The story is another big monster story. Barry Smith’s art continues to grow and dazzle.

“Web of the Spider God” (Conan the Barbarian #13, Jan. 1972) is based on a plot provided by John Jakes. Jakes is one of the last living writers to have started in the pulp magazines. He became involved in sword-and-sorcery fiction in 1963 when his character, Brak, first appeared in Fantastic Stories. Jakes wrote enough Brak stories and novel in the 1960s to take part in the sword-and-sorcery boom in the wake of the Lancer Conan paperbacks. He was lucky enough to have Frank Frazetta paint two of the covers.

Roy Thomas scripted the story based on Jake’s plot.

Synopsis: The story takes place in the desert east of Ophir. Raiders beset Conan, leaving him for dead close to the Zamoran border. Conan makes his way to the city of Yezud in Zamora. He becomes involved fighting the spider god of that city. Conan finds the man of many scars who left him for dead. The city of Yezud is destroyed by an engineer at the end. This would have made a decent pulp story thirty years earlier.

“The Frost Giant’s Daughter” originally appeared Savage Tales #1 (May 1971). It was reformatted for Conan the Barbarian #16 (July 1972). Roy Thomas adapted the Robert E. Howard story. The story takes up 34 pages. There are some famous Barry Smith scenes in this version. Roy Thomas went with the de Camp chronology of having Conan return from the civilized lands instead of placing it before “Tower of the Elephant.”
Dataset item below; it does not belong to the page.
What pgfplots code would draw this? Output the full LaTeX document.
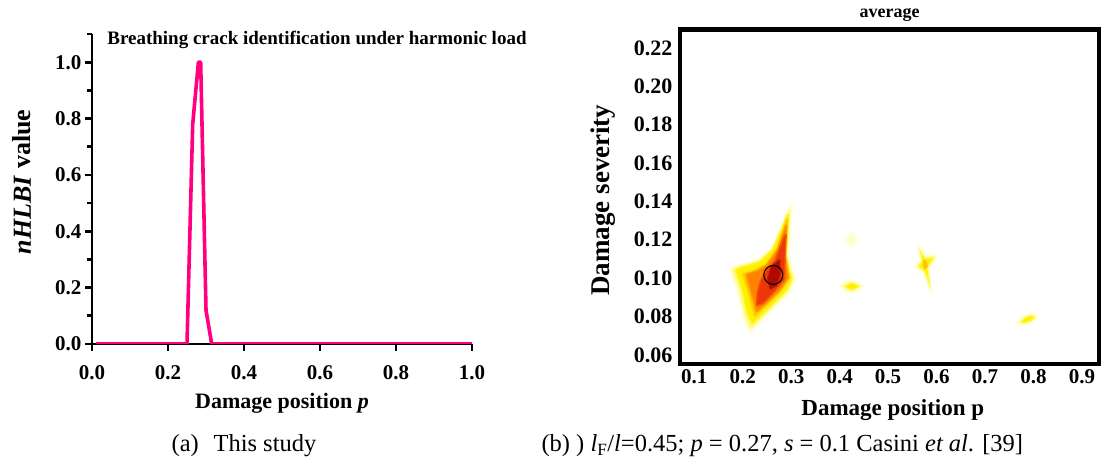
\documentclass[border=0pt]{standalone}
\usepackage{pgfplots}
\pgfplotsset{compat=1.18}
\usepackage{fontspec}
\setmainfont{Liberation Serif}
\definecolor{hot}{RGB}{255,0,128}
\definecolor{hpale}{RGB}{255,255,205}
\definecolor{hlyel}{RGB}{255,252,120}
\definecolor{hyel}{RGB}{255,240,0}
\definecolor{hgold}{RGB}{255,195,0}
\definecolor{horange}{RGB}{255,130,0}
\definecolor{hred}{RGB}{236,55,10}
\definecolor{hdark}{RGB}{175,10,0}
\begin{document}
\begin{tikzpicture}
\useasboundingbox (0pt,0pt) rectangle (1101pt,462pt);
% ---------------- left panel ----------------
\begin{axis}[
  at={(92pt,118pt)}, anchor=south west,
  scale only axis, width=380pt, height=310pt,
  xmin=0, xmax=1, ymin=0, ymax=1.1,
  axis x line=bottom, axis y line=left,
  axis line style={-, line width=2.8pt},
  tick align=outside,
  xtick={0,0.2,0.4,0.6,0.8,1.0},
  ytick={0,0.2,0.4,0.6,0.8,1.0},
  minor ytick={0.1,0.3,0.5,0.7,0.9,1.1},
  major tick length=7pt, minor tick length=5pt,
  every tick/.style={black, line width=2.8pt},
  /pgf/number format/assume math mode=true,
  xticklabel style={font=\bfseries\fontsize{21}{23}\selectfont, yshift=-11pt, /pgf/number format/.cd, fixed, fixed zerofill, precision=1},
  yticklabel style={font=\bfseries\fontsize{21}{23}\selectfont, /pgf/number format/.cd, fixed, fixed zerofill, precision=1},
  title={Breathing crack identification under harmonic load},
  title style={at={(axis description cs:0.592,0.961)}, anchor=center, font=\bfseries\fontsize{19}{21}\selectfont},
  xlabel={Damage position \textit{p}},
  xlabel style={at={(axis description cs:0.5,-0.19)}, anchor=center, font=\bfseries\fontsize{22}{24}\selectfont},
  ylabel={\textit{nHLBI} value},
  ylabel style={at={(axis description cs:-0.184,0.523)}, anchor=center, font=\bfseries\fontsize{26}{28}\selectfont},
]
\addplot[color=hot, line width=3.6pt, line join=round] coordinates {
 (0.01,0) (0.25,0) (0.265,0.78) (0.28,1.0) (0.286,1.0) (0.30,0.12) (0.315,0) (1.0,0)
};
\end{axis}
% ---------------- right panel ----------------
\begin{axis}[
  at={(680pt,98pt)}, anchor=south west,
  scale only axis, width=419pt, height=334.5pt,
  xmin=0.0705, xmax=0.9353, ymin=0.0553, ymax=0.2296,
  axis line style={line width=4.5pt, line cap=rect},
  major tick length=0pt,
  xtick={0.1,0.2,0.3,0.4,0.5,0.6,0.7,0.8,0.9},
  ytick={0.06,0.08,0.10,0.12,0.14,0.16,0.18,0.20,0.22},
  /pgf/number format/assume math mode=true,
  xticklabel style={font=\bfseries\fontsize{21}{23}\selectfont, yshift=-2pt, /pgf/number format/.cd, fixed, fixed zerofill, precision=1},
  yticklabel style={font=\bfseries\fontsize{22}{24}\selectfont, xshift=-4pt, /pgf/number format/.cd, fixed, fixed zerofill, precision=2},
  title={average},
  title style={at={(axis description cs:0.5,1.025)}, anchor=center, font=\bfseries\fontsize{18}{20}\selectfont},
  xlabel={Damage position p},
  xlabel style={at={(axis description cs:0.508,-0.1375)}, anchor=center, font=\bfseries\fontsize{23}{25}\selectfont},
  ylabel={Damage severity},
  ylabel style={at={(axis description cs:-0.184,0.49)}, anchor=center, font=\bfseries\fontsize{27}{29}\selectfont},
  every axis plot/.append style={line join=round},
]
% main blob: pale halo
\addplot[fill=hpale, draw=hpale, line width=5pt, draw opacity=0.6] coordinates {
 (0.2993,0.1375) (0.2956,0.1220) (0.2917,0.1122) (0.3071,0.0996) (0.2956,0.0929)
 (0.2646,0.0851) (0.2339,0.0772) (0.2147,0.0723) (0.2032,0.0791) (0.1915,0.0928)
 (0.1761,0.1045) (0.1876,0.1060) (0.2108,0.1074) (0.2339,0.1093) (0.2639,0.1161)
 (0.2871,0.1298)
} -- cycle;
% light yellow
\addplot[fill=hlyel, draw=hlyel, line width=3pt, draw opacity=0.6] coordinates {
 (0.2965,0.1355) (0.2930,0.1208) (0.2893,0.1117) (0.3040,0.0998) (0.2930,0.0934)
 (0.2638,0.0860) (0.2348,0.0786) (0.2166,0.0740) (0.2057,0.0804) (0.1946,0.0934)
 (0.1800,0.1044) (0.1910,0.1059) (0.2129,0.1072) (0.2348,0.1090) (0.2632,0.1154)
 (0.2851,0.1284)
} -- cycle;
% yellow
\addplot[fill=hyel, draw=hyel, line width=3pt, draw opacity=0.6] coordinates {
 (0.2935,0.1330) (0.2900,0.1195) (0.2866,0.1110) (0.2995,0.1000) (0.2898,0.0941)
 (0.2628,0.0873) (0.2362,0.0806) (0.2198,0.0766) (0.2098,0.0826) (0.1998,0.0940)
 (0.1870,0.1040) (0.1965,0.1054) (0.2165,0.1067) (0.2362,0.1084) (0.2622,0.1144)
 (0.2822,0.1262)
} -- cycle;
% gold
\addplot[fill=hgold, draw=hgold, line width=3pt, draw opacity=0.6] coordinates {
 (0.2915,0.1305) (0.2875,0.1130) (0.2955,0.1002) (0.2770,0.0932) (0.2430,0.0850)
 (0.2250,0.0805) (0.2185,0.0875) (0.2090,0.0960) (0.2010,0.1020) (0.2270,0.1040)
 (0.2495,0.1072) (0.2730,0.1155)
} -- cycle;
% orange
\addplot[fill=horange, draw=horange, line width=3pt, draw opacity=0.6] coordinates {
 (0.2895,0.1272) (0.2856,0.1118) (0.2930,0.1003) (0.2750,0.0938) (0.2440,0.0862)
 (0.2290,0.0830) (0.2230,0.0888) (0.2145,0.0965) (0.2085,0.1018) (0.2300,0.1035)
 (0.2505,0.1066) (0.2718,0.1143)
} -- cycle;
% red
\addplot[fill=hred, draw=hred, line width=3pt, draw opacity=0.6] coordinates {
 (0.2880,0.1225) (0.2858,0.1100) (0.2850,0.0995) (0.2650,0.0935) (0.2410,0.0872)
 (0.2300,0.0862) (0.2315,0.0922) (0.2380,0.0985) (0.2490,0.1035) (0.2680,0.1092)
 (0.2790,0.1165)
} -- cycle;
% dark core
\addplot[fill=hdark, draw=hdark, line width=2pt, draw opacity=0.6] coordinates {
 (0.2760,0.1095) (0.2765,0.1015) (0.2690,0.0962) (0.2570,0.0945) (0.2520,0.0995)
 (0.2590,0.1060)
} -- cycle;
% spot A (faint)
\addplot[fill=hpale, draw=hpale, line width=3pt, draw opacity=0.5] coordinates {
 (0.4120,0.1199) (0.4200,0.1222) (0.4243,0.1240) (0.4290,0.1222) (0.4370,0.1199)
 (0.4290,0.1178) (0.4243,0.1160) (0.4200,0.1178)
} -- cycle;
% spot B
\addplot[fill=hpale, draw=hpale, line width=3pt, draw opacity=0.5] coordinates {
 (0.3980,0.0956) (0.4130,0.0980) (0.4243,0.0990) (0.4360,0.0980) (0.4520,0.0956)
 (0.4360,0.0934) (0.4243,0.0925) (0.4130,0.0934)
} -- cycle;
\addplot[fill=hyel, draw=hlyel, line width=2pt, draw opacity=0.6] coordinates {
 (0.4080,0.0956) (0.4180,0.0972) (0.4243,0.0978) (0.4320,0.0972) (0.4420,0.0956)
 (0.4320,0.0942) (0.4243,0.0936) (0.4180,0.0942)
} -- cycle;
% spot C (star)
\addplot[fill=hpale, draw=hpale, line width=3pt, draw opacity=0.5] coordinates {
 (0.5610,0.1175) (0.5770,0.1120) (0.6020,0.1120) (0.5840,0.1050) (0.5900,0.0920)
 (0.5740,0.1025) (0.5540,0.1060) (0.5680,0.1095)
} -- cycle;
\addplot[fill=hyel, draw=hlyel, line width=2pt, draw opacity=0.6] coordinates {
 (0.5640,0.1150) (0.5770,0.1105) (0.5960,0.1110) (0.5820,0.1055) (0.5870,0.0950)
 (0.5750,0.1035) (0.5610,0.1062) (0.5700,0.1090)
} -- cycle;
\addplot[fill=hgold, draw=none] coordinates {
 (0.5720,0.1100) (0.5800,0.1085) (0.5820,0.1060) (0.5760,0.1045) (0.5720,0.1065)
} -- cycle;
% spot D
\addplot[fill=hpale, draw=hpale, line width=3pt, draw opacity=0.5] coordinates {
 (0.7640,0.0765) (0.7790,0.0800) (0.7960,0.0818) (0.8100,0.0798) (0.7970,0.0770)
 (0.7800,0.0758)
} -- cycle;
\addplot[fill=hyel, draw=hlyel, line width=2pt, draw opacity=0.6] coordinates {
 (0.7720,0.0770) (0.7810,0.0794) (0.7950,0.0808) (0.8040,0.0796) (0.7950,0.0776)
 (0.7820,0.0766)
} -- cycle;
% identified position marker
\addplot[only marks, mark=o, mark size=9.5pt, mark options={draw=black, line width=1.1pt}] coordinates {(0.263,0.1017)};
\end{axis}
% ---------------- captions ----------------
\node[anchor=center, font=\fontsize{24.5}{26}\selectfont] at (244pt,16pt) {(a)\hspace{0.6em}This study};
\node[anchor=west, font=\fontsize{24.5}{26}\selectfont] at (538pt,16pt) {(b) ) \textit{l}\textsubscript{F}/\textit{l}=0.45; \textit{p} = 0.27, \textit{s} = 0.1 Casini \textit{et al}. [39]};
\end{tikzpicture}
\end{document}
You all know the story “The Frost Giant’s Daughter.” The story has gotten commentary of Conan as rapist. This is ludicrous. Atali is a supernatural creature who lures men to their deaths. Her beauty is no doubt a mirage, glamour to attract victims for her brothers and father, Ymir the Frost Giant. The proper way to deal with Atali was put a wooden stake through her chest. The suggestion of rape is moralizing without figuring out what is front of the reader.

Notable with Vol 5 is the large amount of white margins. The mass market paperback just was not a good size to reformat the typical comic book.